They were young children — mere kids when the “don’t ask, don’t tell” policy on gays serving openly in the military took effect. But over two decades, attitudes shifted, America changed and these youngsters grew up to win coveted spots in the top military academies.
Now they are giving a collective shrug to Tuesday’s end of the “don’t ask, don’t tell” era.
The nation’s military leaders of tomorrow say they have less preoccupation with the sexual orientation of their colleagues than generations before them. And gay students are quietly reporting that a burden is being lifted that had weighed down those who went before them through the U.S. Military Academy at West Point, the U.S. Naval Academy and the U.S. Air Force Academy.

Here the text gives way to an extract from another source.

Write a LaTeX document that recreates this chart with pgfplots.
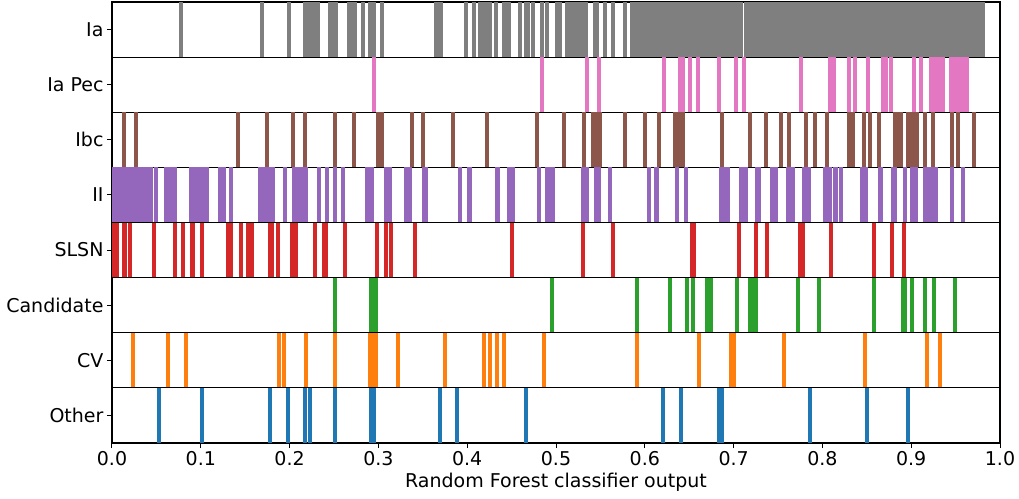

In interviews at all three academies, midshipmen and cadets tell The Associated Press that the once-thorny issue of homosexuality doesn’t create controversy as in the past. Students who weren’t even in their teens at the time of the Sept. 11, 2001, terrorist attacks have grown up in a nation at war. They say competence and character are what matter.
“The United States has been ready for a long time for them to be able to serve openly, and they deserve to serve openly,” said Naval Midshipman Lorenzo Santos, of King George, Va. , interviewed in Annapolis. “They’re going to do the job, the same job, just as well as anybody else, and they’re going to risk their lives besides everyone else.”
Gay activists and others say such talk on the campuses bears out a shift in attitudes regarding sexual orientation.
“They are of a generation that doesn’t really care,” said Dan Choi, a gay activist, former Army lieutenant and West Point graduate who was discharged from the military for revealing his orientation.